INFORMATION SUPPLIED ->
────────────────────

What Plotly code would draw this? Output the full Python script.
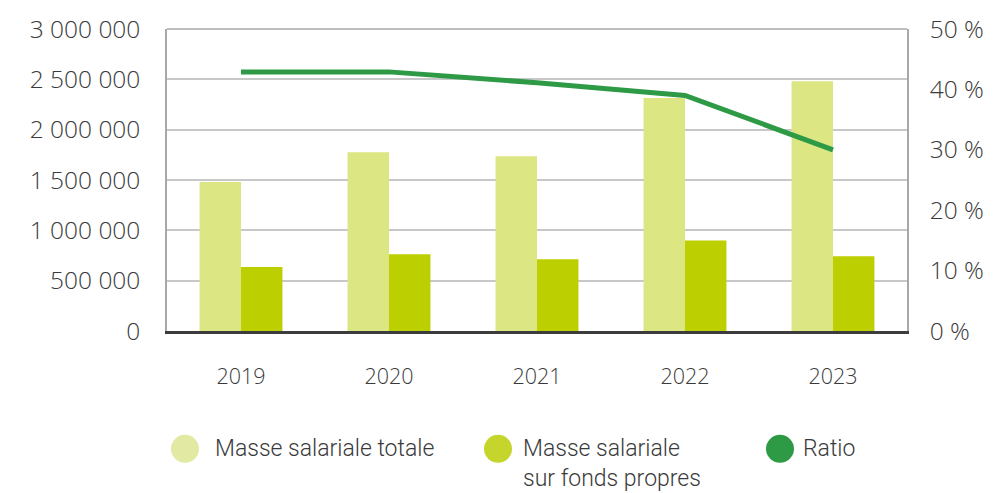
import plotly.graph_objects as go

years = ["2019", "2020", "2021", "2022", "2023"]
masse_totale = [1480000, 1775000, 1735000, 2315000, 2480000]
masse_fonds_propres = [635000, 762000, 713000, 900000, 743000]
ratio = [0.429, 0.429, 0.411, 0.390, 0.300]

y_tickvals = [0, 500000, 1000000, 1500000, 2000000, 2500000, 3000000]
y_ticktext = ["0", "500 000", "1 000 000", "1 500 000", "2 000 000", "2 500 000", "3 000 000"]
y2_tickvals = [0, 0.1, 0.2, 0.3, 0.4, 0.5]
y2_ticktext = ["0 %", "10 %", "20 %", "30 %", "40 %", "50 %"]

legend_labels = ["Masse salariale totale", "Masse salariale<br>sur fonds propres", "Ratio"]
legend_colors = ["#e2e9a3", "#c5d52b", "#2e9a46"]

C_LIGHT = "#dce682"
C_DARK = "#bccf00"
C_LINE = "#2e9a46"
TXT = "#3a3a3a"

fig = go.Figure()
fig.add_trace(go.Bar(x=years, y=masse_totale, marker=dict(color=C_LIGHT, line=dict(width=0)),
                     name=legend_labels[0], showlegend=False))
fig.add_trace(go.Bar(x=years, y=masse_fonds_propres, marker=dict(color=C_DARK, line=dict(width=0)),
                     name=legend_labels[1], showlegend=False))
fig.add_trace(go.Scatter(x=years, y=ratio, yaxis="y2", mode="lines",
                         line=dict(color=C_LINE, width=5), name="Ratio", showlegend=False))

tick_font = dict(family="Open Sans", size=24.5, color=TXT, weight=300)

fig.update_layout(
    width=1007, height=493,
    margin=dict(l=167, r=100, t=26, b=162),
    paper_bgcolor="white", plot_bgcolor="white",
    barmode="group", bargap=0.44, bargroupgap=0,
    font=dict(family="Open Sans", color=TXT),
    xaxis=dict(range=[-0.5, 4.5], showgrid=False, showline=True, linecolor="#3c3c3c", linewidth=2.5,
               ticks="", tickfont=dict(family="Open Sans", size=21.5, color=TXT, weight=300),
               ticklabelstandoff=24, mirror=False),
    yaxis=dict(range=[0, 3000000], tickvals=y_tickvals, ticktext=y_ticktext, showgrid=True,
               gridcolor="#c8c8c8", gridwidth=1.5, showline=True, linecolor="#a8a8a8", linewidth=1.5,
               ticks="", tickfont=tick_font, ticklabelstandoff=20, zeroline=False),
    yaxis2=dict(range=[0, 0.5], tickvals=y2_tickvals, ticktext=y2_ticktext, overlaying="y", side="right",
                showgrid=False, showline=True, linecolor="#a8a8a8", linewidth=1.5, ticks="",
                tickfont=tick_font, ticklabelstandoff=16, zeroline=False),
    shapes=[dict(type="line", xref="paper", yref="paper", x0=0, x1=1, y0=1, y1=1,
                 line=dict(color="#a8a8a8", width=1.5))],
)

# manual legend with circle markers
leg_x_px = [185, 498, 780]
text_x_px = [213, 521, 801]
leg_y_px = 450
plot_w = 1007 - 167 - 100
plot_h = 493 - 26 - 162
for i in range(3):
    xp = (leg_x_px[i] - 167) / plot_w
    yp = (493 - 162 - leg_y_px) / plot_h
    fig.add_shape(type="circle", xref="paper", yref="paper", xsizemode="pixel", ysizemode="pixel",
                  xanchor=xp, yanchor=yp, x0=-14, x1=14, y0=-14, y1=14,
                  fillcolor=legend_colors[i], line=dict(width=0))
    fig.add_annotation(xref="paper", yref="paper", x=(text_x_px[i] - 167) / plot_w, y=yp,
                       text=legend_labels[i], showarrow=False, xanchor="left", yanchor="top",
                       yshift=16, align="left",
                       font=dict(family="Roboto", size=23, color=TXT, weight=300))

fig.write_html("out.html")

────────────────────

Everything from the top line of the data down to and including the line with "size=24.5, color=TXT, weight=300)" is to be copied, except the pictures.

What Plotly code would draw this? Output the full Python script.
import plotly.graph_objects as go

years = ["2019", "2020", "2021", "2022", "2023"]
masse_totale = [1480000, 1775000, 1735000, 2315000, 2480000]
masse_fonds_propres = [635000, 762000, 713000, 900000, 743000]
ratio = [0.429, 0.429, 0.411, 0.390, 0.300]

y_tickvals = [0, 500000, 1000000, 1500000, 2000000, 2500000, 3000000]
y_ticktext = ["0", "500 000", "1 000 000", "1 500 000", "2 000 000", "2 500 000", "3 000 000"]
y2_tickvals = [0, 0.1, 0.2, 0.3, 0.4, 0.5]
y2_ticktext = ["0 %", "10 %", "20 %", "30 %", "40 %", "50 %"]

legend_labels = ["Masse salariale totale", "Masse salariale<br>sur fonds propres", "Ratio"]
legend_colors = ["#e2e9a3", "#c5d52b", "#2e9a46"]

C_LIGHT = "#dce682"
C_DARK = "#bccf00"
C_LINE = "#2e9a46"
TXT = "#3a3a3a"

fig = go.Figure()
fig.add_trace(go.Bar(x=years, y=masse_totale, marker=dict(color=C_LIGHT, line=dict(width=0)),
                     name=legend_labels[0], showlegend=False))
fig.add_trace(go.Bar(x=years, y=masse_fonds_propres, marker=dict(color=C_DARK, line=dict(width=0)),
                     name=legend_labels[1], showlegend=False))
fig.add_trace(go.Scatter(x=years, y=ratio, yaxis="y2", mode="lines",
                         line=dict(color=C_LINE, width=5), name="Ratio", showlegend=False))

tick_font = dict(family="Open Sans", size=24.5, color=TXT, weight=300)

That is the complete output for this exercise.